A Streetcar Named Hate

...You are making about 150 copies at the copy machine and then don’t clear the machine before you leave. Thanks, because now I have 150 copies of my receipt I’m submitting as an expense. Yes, I hate you if you also point out that I can hit cancel on the copier. I’m making a point you literal fucker and Moses really did part the Red Sea just to get to the promised land where he hated you for eternity.
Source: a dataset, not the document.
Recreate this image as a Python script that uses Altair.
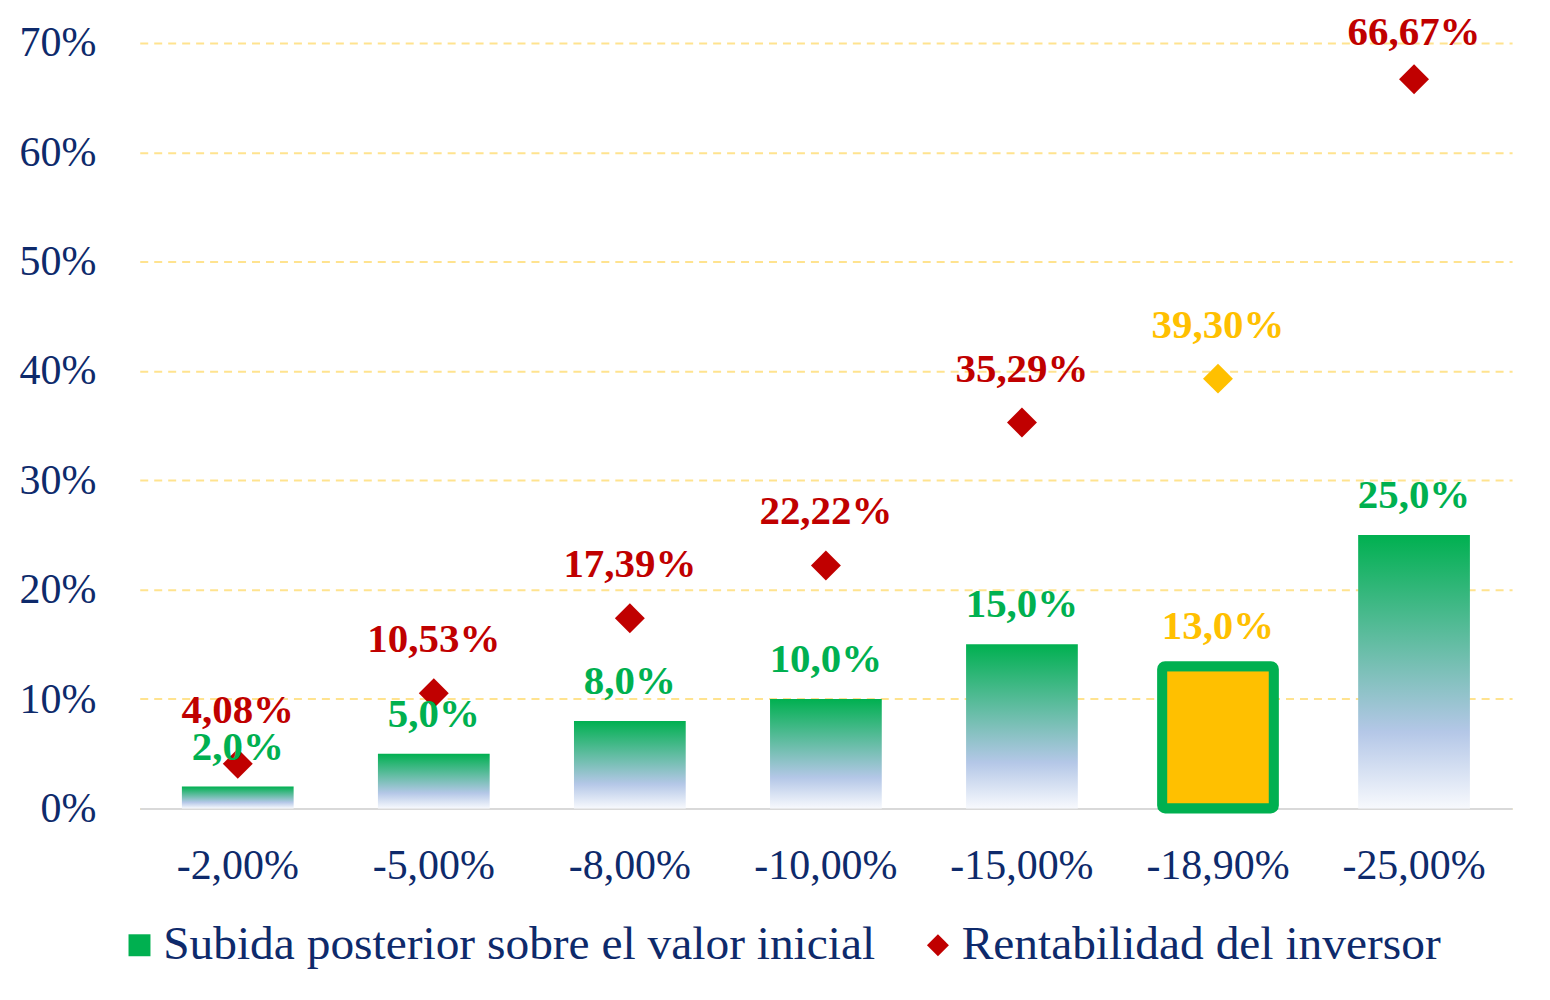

...You still don’t know how to hail a cab. Hailing a cab is not a science, not a talent, not a skill, it’s just a basic fundamental daily activity, like breathing. There are three stages of a cab, all with clear indicators, there’s obviously available, in which case the light will be on. There’s off duty, in which case the light says: off duty, surprise surprise. Then the all too confusing third category is when someone is already in it. I’m not sure why this is such a confusing one, but if someone’s in the cab, the light is off, get it? don’t put your arm and then look like your going to cry or kill when the cab drives by you. You see there’s someone in the back. And for the love god, when hailing a cab, DO NOT just leave you’re arm up in the air waiting for one to see you, especially when there are none coming, even more especially when there are no cars coming, and even most especially when I’m hating you.

...You call me from another country and don’t leave your country code. I’m in the US, you know Americans are completely ethnocentric and have no interest in learning the country codes, other languages or even simple geography. Our country code of course is 1, simple and everyone knows that, and I expect you to know that because again, I’m American. But there’s like 50 countries in Europe alone, not a chance in hell I’m going to remember all of em, if you don’t leave me your country code and I actually know it, I’m still not calling you back because I hate you.

...You are the person that keeps pissing in the stairwell of my apartment building. WHY? As soon as it’s cleaned, you are in there within 24 hours taking a piss. The smells is so repellant I gag every time I walk through it. Once I find out who you are I am going to pee under your door, everyday and leave you little love notes so you know why you have become a victim of my hate.

...You are singing some kind of unnecessarily long drawn out note and your lower lip quivers as though it was 20 degrees in the room. Then as your lip is quivering, you throw out a hand with a little point thing going on as though you are conducting yourself. Perhaps you then do a dip of some sort, maybe snap with your other hand, yeah you’re grooving to my hate.

...You are male and eat a banana straight out of the peel without breaking each piece off first. This is gross. I’ll admit I eat bananas on a daily basis, but I recognize the phallic shape and break off pieces as I eat them. There is no way any male, gay or straight, should be deep throating bananas as they eat them. Women, don’t be discouraged from this behaviour, please. Although, if you start gagging, I hate you too. I’m talking about bananas, the fruit, you sick perverts.

...You wear space alien sunglasses. Who decided that these are cool? A little hint, you don’t have to buy something just because someone is selling it. By Spring no one will be caught dead wearing them and then you’ll be out another $300 because Dolce will have new fad eyewear. You may as well throw them in the big pile with your leg warmers, jelly bracelets, parachute pants, cargo pants, flannel shirts, acid was jeans, and your concept T-shirts that say things like “I’m a pimp” or “that’s hot”, sorry those are done too, I hate you.

2 comments:

jessie said...

i can't believe someone actually pisses every day in your building like that! how gross! i'd find out who it is, kick their ass then piss on them! hopefully no child has come into contact with that!

jj said...

I hate those prissy bitches late at night who come up to you on the corner of the street and think they are going to get the first cab that comes by, just because they are now two feet closer to the intersection than you, regardless of the fact that you have been their first clearly. I then have no problem pushing them down and getting into the cab, laughing and hating them all the way home.